▸ **WHAT THE TASK REQUIRES**
Extract only the first line of the listing and every line after it up to and including the one with "return (Y0 - py) / UY". Omit the pictures.

▸ **DATASET CONTENT**
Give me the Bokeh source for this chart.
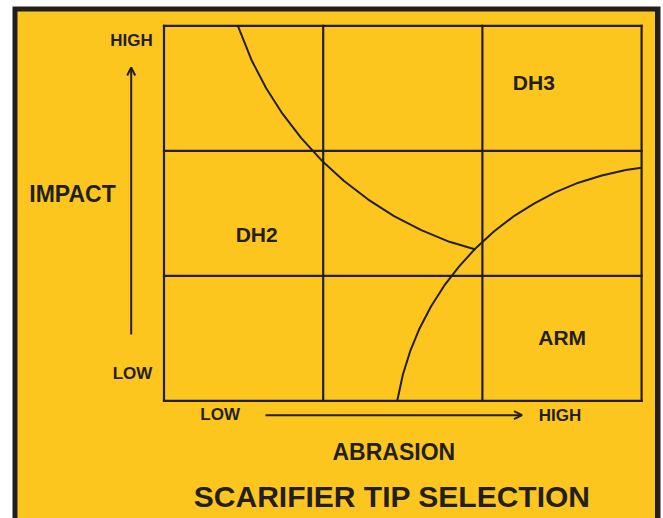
from bokeh.plotting import figure
from bokeh.models import Range1d, Arrow, OpenHead
from bokeh.core.properties import value
from bokeh.embed import file_html
from bokeh.resources import INLINE

# ---------------- data ----------------
x_levels = ["LOW", "HIGH"]          # abrasion scale ends
y_levels = ["LOW", "HIGH"]          # impact scale ends
x_title = "ABRASION"
y_title = "IMPACT"
chart_title = "SCARIFIER TIP SELECTION"

grid_edges_x = [0, 1, 2, 3]
grid_edges_y = [0, 1, 2, 3]

# DH2 / DH3 boundary
dh_boundary_x = [0.464, 0.552, 0.641, 0.744, 0.861, 0.990, 1.131, 1.283, 1.445, 1.616, 1.793, 1.957]
dh_boundary_y = [3.000, 2.720, 2.503, 2.297, 2.103, 1.923, 1.758, 1.610, 1.478, 1.366, 1.272, 1.211]

# ARM boundary
arm_boundary_x = [1.465, 1.501, 1.547, 1.606, 1.677, 1.760, 1.854, 1.958, 2.072, 2.193, 2.324, 2.460, 2.603, 2.750, 2.901, 3.000]
arm_boundary_y = [0.000, 0.212, 0.399, 0.581, 0.754, 0.921, 1.076, 1.221, 1.354, 1.473, 1.578, 1.669, 1.745, 1.803, 1.846, 1.864]

zone_names = ["DH2", "DH3", "ARM"]
zone_x = [0.582, 2.323, 2.501]
zone_y = [1.264, 2.480, 0.434]

# ---------------- styling / layout ----------------
DARK = "#231F20"
YELLOW = "#FDC61F"
FONT = value("Liberation Sans")

X0, UX = 163.5, 159.2   # picture pixel of x=0, pixels per unit
Y0, UY = 400.3, 125.0   # picture pixel of y=0, pixels per unit
LIFT = 0.41             # baseline correction, in ems


def fx(px):
    return (px - X0) / UX


def fy(py):
    return (Y0 - py) / UY


def ty(py, size):
    """y for a text whose cap bottom sits at picture row py"""
    return fy(py - LIFT * size)


W, H = 663, 518
p = figure(width=W, height=H, output_backend="svg", toolbar_location=None,
           x_range=Range1d(fx(0), fx(W)), y_range=Range1d(fy(H), fy(0)),
           x_axis_type=None, y_axis_type=None, min_border=0,
           background_fill_color="white", border_fill_color="white",
           outline_line_color=None)
p.grid.visible = False

# frame: black border on left, top, right; yellow panel
p.quad(left=[fx(12)], right=[fx(660)], bottom=[fy(530)], top=[fy(6)],
       fill_color=DARK, line_color=None)
p.quad(left=[fx(17)], right=[fx(654.5)], bottom=[fy(530)], top=[fy(11)],
       fill_color=YELLOW, line_color=None)

# 3x3 grid
ymin, ymax = min(grid_edges_y), max(grid_edges_y)
xmin, xmax = min(grid_edges_x), max(grid_edges_x)
p.segment(x0=grid_edges_x, y0=[ymin] * len(grid_edges_x),
          x1=grid_edges_x, y1=[ymax] * len(grid_edges_x),
          line_color=DARK, line_width=2.2, line_cap="square")
p.segment(x0=[xmin] * len(grid_edges_y), y0=grid_edges_y,
          x1=[xmax] * len(grid_edges_y), y1=grid_edges_y,
          line_color=DARK, line_width=2.2, line_cap="square")

# boundary curves
p.line(dh_boundary_x, dh_boundary_y, line_color=DARK, line_width=2)
p.line(arm_boundary_x, arm_boundary_y, line_color=DARK, line_width=2)

# zone labels
zone_y_adj = [y + LIFT * 21 / UY for y in zone_y]
p.text(x=zone_x, y=zone_y_adj, text=zone_names, text_font=FONT, text_font_style="bold",
       text_font_size="21px", text_align="center", text_baseline="alphabetic",
       text_color=DARK)

# level labels
p.text(x=[fx(131), fx(132)], y=[ty(47, 17), ty(379.5, 17)], text=[y_levels[1], y_levels[0]],
       text_font=FONT, text_font_style="bold", text_font_size="17px",
       text_align="center", text_baseline="alphabetic", text_color=DARK)
p.text(x=[fx(219.7), fx(559.5)], y=[ty(421.3, 17), ty(421.5, 17)], text=[x_levels[0], x_levels[1]],
       text_font=FONT, text_font_style="bold", text_font_size="17px",
       text_align="center", text_baseline="alphabetic", text_color=DARK)

# axis titles
p.text(x=[fx(72)], y=[ty(203, 23)], text=[y_title], text_font=FONT, text_font_style="bold",
       text_font_size="23px", text_align="center", text_baseline="alphabetic",
       text_color=DARK)
p.text(x=[fx(393.3)], y=[ty(460.5, 23)], text=[x_title], text_font=FONT, text_font_style="bold",
       text_font_size="23px", text_align="center", text_baseline="alphabetic",
       text_color=DARK)

# chart title
p.text(x=[fx(391.7)], y=[ty(508, 30)], text=[chart_title], text_font=FONT,
       text_font_style="bold", text_font_size="30px", text_align="center",
       text_baseline="alphabetic", text_color=DARK)

# arrows
p.add_layout(Arrow(end=OpenHead(size=8, line_width=2, line_color=DARK),
                   x_start=fx(130.7), y_start=fy(334), x_end=fx(130.7), y_end=fy(67),
                   line_width=2, line_color=DARK))
p.add_layout(Arrow(end=OpenHead(size=8, line_width=2, line_color=DARK),
                   x_start=fx(265), y_start=fy(414.7), x_end=fx(521.5), y_end=fy(414.7),
                   line_width=2, line_color=DARK))

open("out.html", "w").write(file_html(p, INLINE))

▸ **ANSWER TO THIS TASK**
Give me the Bokeh source for this chart.
from bokeh.plotting import figure
from bokeh.models import Range1d, Arrow, OpenHead
from bokeh.core.properties import value
from bokeh.embed import file_html
from bokeh.resources import INLINE

# ---------------- data ----------------
x_levels = ["LOW", "HIGH"]          # abrasion scale ends
y_levels = ["LOW", "HIGH"]          # impact scale ends
x_title = "ABRASION"
y_title = "IMPACT"
chart_title = "SCARIFIER TIP SELECTION"

grid_edges_x = [0, 1, 2, 3]
grid_edges_y = [0, 1, 2, 3]

# DH2 / DH3 boundary
dh_boundary_x = [0.464, 0.552, 0.641, 0.744, 0.861, 0.990, 1.131, 1.283, 1.445, 1.616, 1.793, 1.957]
dh_boundary_y = [3.000, 2.720, 2.503, 2.297, 2.103, 1.923, 1.758, 1.610, 1.478, 1.366, 1.272, 1.211]

# ARM boundary
arm_boundary_x = [1.465, 1.501, 1.547, 1.606, 1.677, 1.760, 1.854, 1.958, 2.072, 2.193, 2.324, 2.460, 2.603, 2.750, 2.901, 3.000]
arm_boundary_y = [0.000, 0.212, 0.399, 0.581, 0.754, 0.921, 1.076, 1.221, 1.354, 1.473, 1.578, 1.669, 1.745, 1.803, 1.846, 1.864]

zone_names = ["DH2", "DH3", "ARM"]
zone_x = [0.582, 2.323, 2.501]
zone_y = [1.264, 2.480, 0.434]

# ---------------- styling / layout ----------------
DARK = "#231F20"
YELLOW = "#FDC61F"
FONT = value("Liberation Sans")

X0, UX = 163.5, 159.2   # picture pixel of x=0, pixels per unit
Y0, UY = 400.3, 125.0   # picture pixel of y=0, pixels per unit
LIFT = 0.41             # baseline correction, in ems


def fx(px):
    return (px - X0) / UX


def fy(py):
    return (Y0 - py) / UY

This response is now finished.